『数理法務概論』、第6章はミクロ経済学。
第6章 ミクロ経済学
1 概説
2 競争市場の理論
3 消費者が有する情報の不完全性
4 独占とこれに関連する市場行動
5 外部性
6 公共財
7 厚生経済学
8 読書案内
80頁のほどの分量を割いてミクロ経済学の概要をまとめています。個人的にミクロ経済学の考え方は本書のテーマにもなる「社会の物事を分析的・数理的に考える」ことにおいて極めて重要な基礎を成すものだと思っておりますが、まさに法律家がその考え方を身につける上で必要十分な解説がなされている印象であり、簡潔でわかりやすいです。

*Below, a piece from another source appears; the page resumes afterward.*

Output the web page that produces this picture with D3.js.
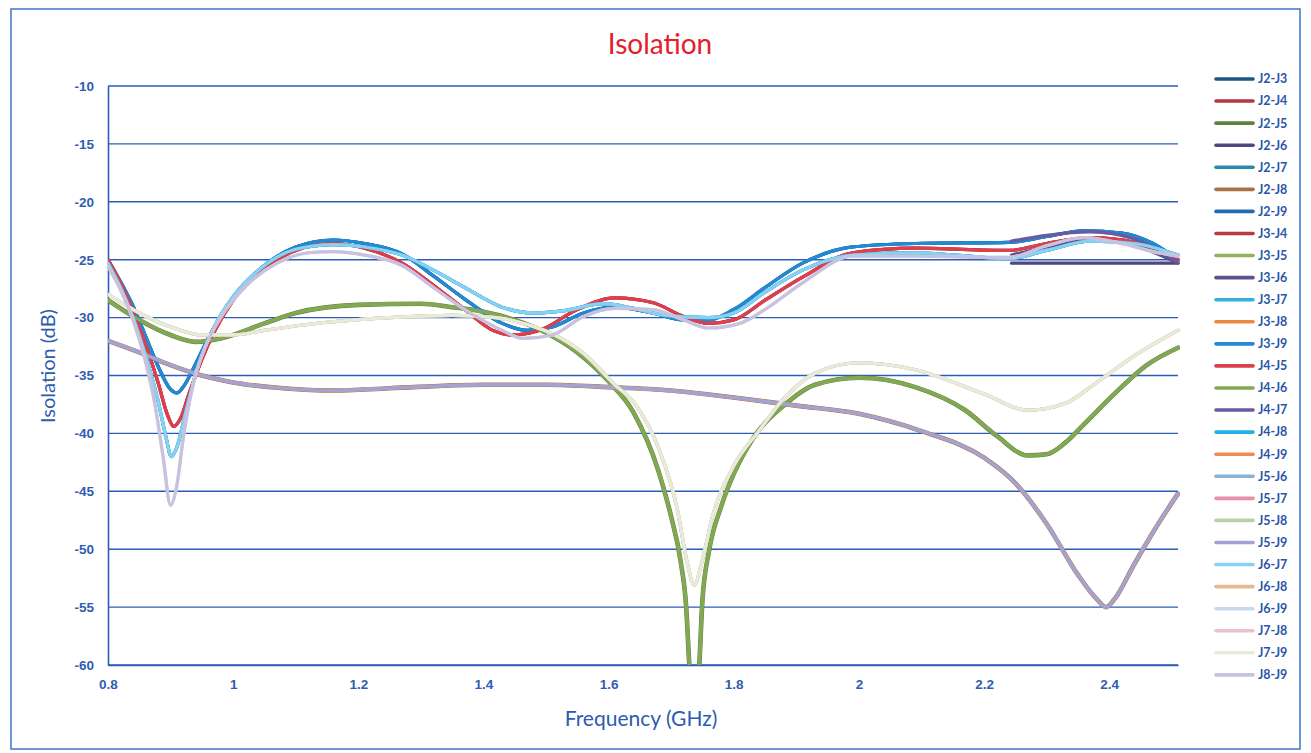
<!DOCTYPE html>
<html>
<head>
<meta charset="utf-8">
<script src="https://cdn.jsdelivr.net/npm/d3@7"></script>
<style>
  html, body { margin: 0; padding: 0; background: #fff; }
  svg { display: block; font-family: Lato, "Open Sans", sans-serif; }
</style>
</head>
<body>
<svg id="chart" width="1311" height="753"></svg>
<script>
// ---- data: [GHz, dB] points ----
const topNavy = [[0.80,-25.0],[0.82,-26.9],[0.84,-29.0],[0.86,-31.6],[0.88,-34.2],[0.90,-36.2],[0.91,-36.5],[0.92,-36.0],[0.94,-34.0],[0.96,-31.8],[1.00,-28.3],[1.05,-25.5],[1.10,-23.9],[1.16,-23.3],[1.21,-23.6],[1.27,-24.5],[1.32,-26.4],[1.37,-28.4],[1.43,-30.5],[1.47,-31.1],[1.51,-30.8],[1.56,-29.6],[1.61,-29.1],[1.67,-29.6],[1.72,-30.2],[1.76,-30.2],[1.80,-29.3],[1.85,-27.4],[1.91,-25.3],[1.99,-23.9],[2.09,-23.6],[2.24,-23.5],[2.30,-23.0],[2.36,-22.5],[2.42,-22.7],[2.47,-23.6],[2.51,-25.0]]

const topRed = [[0.80,-25.0],[0.82,-27.0],[0.84,-29.4],[0.86,-32.3],[0.88,-35.6],[0.895,-38.4],[0.905,-39.4],[0.915,-38.8],[0.93,-36.5],[0.95,-33.6],[0.97,-31.2],[1.00,-28.5],[1.05,-25.8],[1.10,-24.2],[1.16,-23.6],[1.21,-24.0],[1.27,-25.3],[1.32,-27.2],[1.37,-29.3],[1.415,-31.1],[1.447,-31.5],[1.49,-31.1],[1.55,-29.3],[1.61,-28.3],[1.67,-28.7],[1.72,-29.9],[1.76,-30.5],[1.80,-30.2],[1.85,-28.5],[1.91,-26.5],[1.99,-24.4],[2.09,-24.0],[2.24,-24.2],[2.30,-23.6],[2.37,-23.1],[2.44,-23.5],[2.51,-25.0]]

const topCyan = [[0.80,-25.3],[0.82,-27.4],[0.84,-30.0],[0.86,-33.3],[0.88,-37.2],[0.893,-40.4],[0.901,-42.0],[0.91,-41.2],[0.925,-38.0],[0.945,-34.0],[0.97,-30.8],[1.00,-28.2],[1.05,-25.5],[1.10,-24.1],[1.16,-23.7],[1.21,-23.9],[1.27,-24.6],[1.32,-25.9],[1.37,-27.4],[1.43,-29.1],[1.48,-29.6],[1.53,-29.4],[1.59,-28.8],[1.64,-29.2],[1.69,-29.8],[1.76,-30.0],[1.80,-29.6],[1.85,-27.8],[1.91,-25.9],[1.99,-24.6],[2.09,-24.4],[2.24,-24.9],[2.30,-24.2],[2.37,-23.4],[2.44,-23.6],[2.51,-24.6]]

const topLavender = [[0.80,-25.6],[0.82,-27.6],[0.84,-30.2],[0.86,-33.8],[0.875,-37.5],[0.888,-42.0],[0.90,-46.2],[0.91,-44.5],[0.92,-40.5],[0.935,-36.0],[0.955,-32.6],[0.98,-30.0],[1.02,-27.3],[1.07,-25.3],[1.12,-24.4],[1.16,-24.3],[1.21,-24.6],[1.27,-25.5],[1.32,-27.4],[1.37,-29.3],[1.43,-31.1],[1.463,-31.8],[1.51,-31.5],[1.56,-29.9],[1.61,-29.2],[1.67,-29.3],[1.72,-30.2],[1.76,-30.9],[1.81,-30.5],[1.85,-29.3],[1.91,-27.0],[1.99,-24.7],[2.09,-24.7],[2.24,-24.8],[2.30,-23.8],[2.36,-23.1],[2.42,-23.6],[2.47,-24.3],[2.51,-24.7]]

const green = [[0.80,-28.5],[0.85,-30.2],[0.90,-31.5],[0.94,-32.1],[0.98,-31.8],[1.05,-30.5],[1.10,-29.6],[1.20,-28.9],[1.30,-28.8],[1.35,-29.1],[1.40,-29.5],[1.45,-30.2],[1.50,-31.3],[1.55,-33.0],[1.60,-35.5],[1.64,-38.2],[1.68,-43.3],[1.70,-47.2],[1.715,-51.0],[1.724,-55.0],[1.729,-60.0],[1.737,-66.0],[1.745,-60.0],[1.75,-54.4],[1.76,-50.3],[1.78,-46.3],[1.80,-43.5],[1.83,-40.5],[1.88,-37.6],[1.93,-35.8],[2.00,-35.2],[2.09,-36.0],[2.17,-38.0],[2.22,-40.2],[2.27,-41.9],[2.30,-41.8],[2.33,-40.8],[2.36,-39.2],[2.41,-36.5],[2.46,-34.1],[2.51,-32.6]]

const paleGreen = [[0.80,-28.0],[0.85,-29.6],[0.90,-30.8],[0.95,-31.5],[1.00,-31.5],[1.05,-31.1],[1.15,-30.4],[1.25,-30.0],[1.35,-29.8],[1.42,-30.0],[1.47,-30.6],[1.51,-31.4],[1.56,-33.1],[1.61,-35.8],[1.64,-37.3],[1.68,-41.3],[1.71,-46.6],[1.725,-51.0],[1.737,-53.1],[1.75,-50.9],[1.766,-47.2],[1.80,-42.8],[1.84,-39.8],[1.88,-37.0],[1.93,-34.8],[2.00,-33.9],[2.09,-34.5],[2.20,-36.6],[2.27,-38.0],[2.33,-37.4],[2.38,-35.6],[2.44,-33.3],[2.51,-31.1]]

const lowCurve = [[0.80,-32.0],[0.85,-33.0],[0.90,-34.1],[0.95,-35.0],[1.00,-35.6],[1.08,-36.1],[1.16,-36.3],[1.25,-36.1],[1.40,-35.8],[1.50,-35.8],[1.60,-36.0],[1.70,-36.3],[1.80,-36.9],[1.90,-37.6],[2.00,-38.3],[2.10,-39.8],[2.20,-42.1],[2.25,-44.3],[2.30,-47.8],[2.35,-52.2],[2.38,-54.3],[2.395,-55.0],[2.41,-54.2],[2.44,-51.3],[2.475,-48.1],[2.51,-45.2]]

// purple traces that only appear at the high end
const purpleTop = [[2.244,-23.4],[2.30,-22.9],[2.37,-22.6],[2.44,-23.2],[2.51,-25.2]]
const purpleMid = [[2.244,-24.6],[2.30,-23.9],[2.37,-23.2],[2.43,-23.6],[2.51,-25.3]]
const purpleFlat = [[2.244,-25.3],[2.51,-25.3]]

const seriesNames = ['J2-J3','J2-J4','J2-J5','J2-J6','J2-J7','J2-J8','J2-J9','J3-J4','J3-J5','J3-J6','J3-J7','J3-J8','J3-J9','J4-J5','J4-J6','J4-J7','J4-J8','J4-J9','J5-J6','J5-J7','J5-J8','J5-J9','J6-J7','J6-J8','J6-J9','J7-J8','J7-J9','J8-J9']
const seriesColors = ['#1b5883','#b13944','#5f8240','#4f4682','#2a8aab','#a8714a','#1f6db0','#ba3a42','#92b25f','#5f5092','#34b2da','#e98a42','#2289d2','#dc3f4e','#82a852','#6a5aa0','#22b0e8','#f08a50','#8ab1d9','#e890a8','#b9d1a9','#a3a3d3','#8ad0f0','#e8b991','#c8d8ec','#e9c2cd','#e5edd9','#c9c1dd']
const seriesData = [topNavy, topRed, green, purpleFlat, topCyan, lowCurve, topNavy, topRed, green, purpleMid, topCyan, lowCurve, topNavy, topRed, green, purpleTop, topCyan, lowCurve, lowCurve, paleGreen, paleGreen, lowCurve, topCyan, paleGreen, topLavender, paleGreen, paleGreen, topLavender]

const xTicks = [0.8, 1, 1.2, 1.4, 1.6, 1.8, 2, 2.2, 2.4]
const yTicks = [-10, -15, -20, -25, -30, -35, -40, -45, -50, -55, -60]

// ---- layout ----
const plotLeft = 108, plotRight = 1178, plotTop = 86, plotBottom = 665
const svg = d3.select('#chart')

svg.append('rect')
  .attr('x', 11).attr('y', 9)
  .attr('width', 1289).attr('height', 740)
  .attr('fill', 'none')
  .attr('stroke', '#3f74c6')
  .attr('stroke-width', 1.5)

let xScale = d3.scaleLinear().domain([0.8, 2.51]).range([plotLeft, plotRight])
let yScale = d3.scaleLinear().domain([-60, -10]).range([plotBottom, plotTop])

// gridlines
svg.append('g').selectAll('line').data(yTicks)
  .enter().append('line')
  .attr('x1', plotLeft).attr('x2', plotRight)
  .attr('y1', d => yScale(d)).attr('y2', d => yScale(d))
  .attr('stroke', '#2a5cb8')
  .attr('stroke-width', 1.4)

// axes (plain hyphen minus, like the original)
let yAxis = svg.append('g')
  .attr('transform', `translate(${plotLeft},0)`)
  .call(d3.axisLeft(yScale).tickValues(yTicks).tickSize(0).tickPadding(14).tickFormat(d => String(d)))
let xAxis = svg.append('g')
  .attr('transform', `translate(0,${plotBottom})`)
  .call(d3.axisBottom(xScale).tickValues(xTicks).tickSize(0).tickPadding(14).tickFormat(d => String(d)))
;[xAxis, yAxis].forEach(ax => {
  ax.select('.domain').attr('stroke', '#2a5cb8').attr('stroke-width', 1.6)
  ax.selectAll('text')
    .attr('fill', '#2f5db0')
    .style('font-size', '13.5px')
    .style('font-weight', '700')
})

// series
svg.append('clipPath').attr('id', 'plot-clip')
  .append('rect')
  .attr('x', plotLeft).attr('y', plotTop - 20)
  .attr('width', plotRight - plotLeft + 2).attr('height', plotBottom - plotTop + 20)

let line = d3.line()
  .x(d => xScale(d[0]))
  .y(d => yScale(d[1]))
  .curve(d3.curveMonotoneX)

// the darker traces lying underneath show as a thin edge in the scan
const wideUnder = ['J2-J5', 'J2-J8']

svg.append('g').attr('clip-path', 'url(#plot-clip)')
  .selectAll('path').data(seriesNames)
  .enter().append('path')
  .attr('d', (d, i) => line(seriesData[i]))
  .attr('fill', 'none')
  .attr('stroke', (d, i) => seriesColors[i])
  .attr('stroke-width', d => wideUnder.includes(d) ? 4.6 : 3.2)
  .attr('stroke-linejoin', 'round')
  .attr('stroke-linecap', 'round')

// legend
let legend = svg.append('g').selectAll('g').data(seriesNames)
  .enter().append('g')
  .attr('transform', (d, i) => `translate(1216,${79 + i * 22.07})`)
legend.append('line')
  .attr('x1', 0).attr('x2', 37)
  .attr('stroke', (d, i) => seriesColors[i])
  .attr('stroke-width', 3.6)
  .attr('stroke-linecap', 'round')
legend.append('text')
  .attr('x', 42).attr('dy', '0.35em')
  .text(d => d)
  .attr('fill', '#2b56a8')
  .style('font-size', '12.5px')
  .style('font-weight', '700')

// titles
svg.append('text')
  .attr('x', 660).attr('y', 54)
  .attr('text-anchor', 'middle')
  .text('Isolation')
  .attr('fill', '#e3202b')
  .style('font-size', '28px')

svg.append('text')
  .attr('x', 641).attr('y', 726)
  .attr('text-anchor', 'middle')
  .text('Frequency (GHz)')
  .attr('fill', '#2d5bb0')
  .style('font-size', '21px')

svg.append('text')
  .attr('transform', 'translate(55,366) rotate(-90)')
  .attr('text-anchor', 'middle')
  .text('Isolation (dB)')
  .attr('fill', '#2d5bb0')
  .style('font-size', '20px')
</script>
</body>
</html>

序盤は需要曲線→供給曲線→均衡・余剰をおさえて、価格規制や課税が経済行動にどのような影響を与えるのかを分析するという王道なものです。そこから独占の問題について展開していきますが、このあたりは法制度との絡みも十分に意識されます。
さらに終盤では法律家として気になる分配や公正の問題についても議論としてフォローされています。
本書の議論の展開の仕方は余剰の概念をベースにしており「パレート効率的」に関する方法論的な議論など踏み込むと意外に厄介になる部分は大胆に省略しています。消費者理論や生産者理論についても深堀はせず、単に消費者は安ければいっぱい買うけど高ければあまり買わないという話で需要曲線を導出しています。
個人的にはこのやり方は大正解だと思っていて、ミクロ経済学を思考のツールとして用いる大多数のユーザーにとってはこれで十分だし、消費者理論や生産者理論の技術的な(そしてとにかく数理的な)議論に長い時間を費やすあまりに経済学が敬遠されてしまうよりもいい進め方だと思います。
エッジワースのボックスダイアグラムや厚生経済学の第一定理・第二定理あたりはひとつの到達点としてインパクトがあるところなのでもう少し取り上げて欲しかった印象がありますが、まぁ完全競争市場の均衡点で余剰が最大化されるという話で十分かなという気もします。このあたりの考え方は第三章の契約で「契約によるパイの最大化が大事」という話の土台になります。
こういうのを読むとマンキュー経済学を読み返したくなりますね。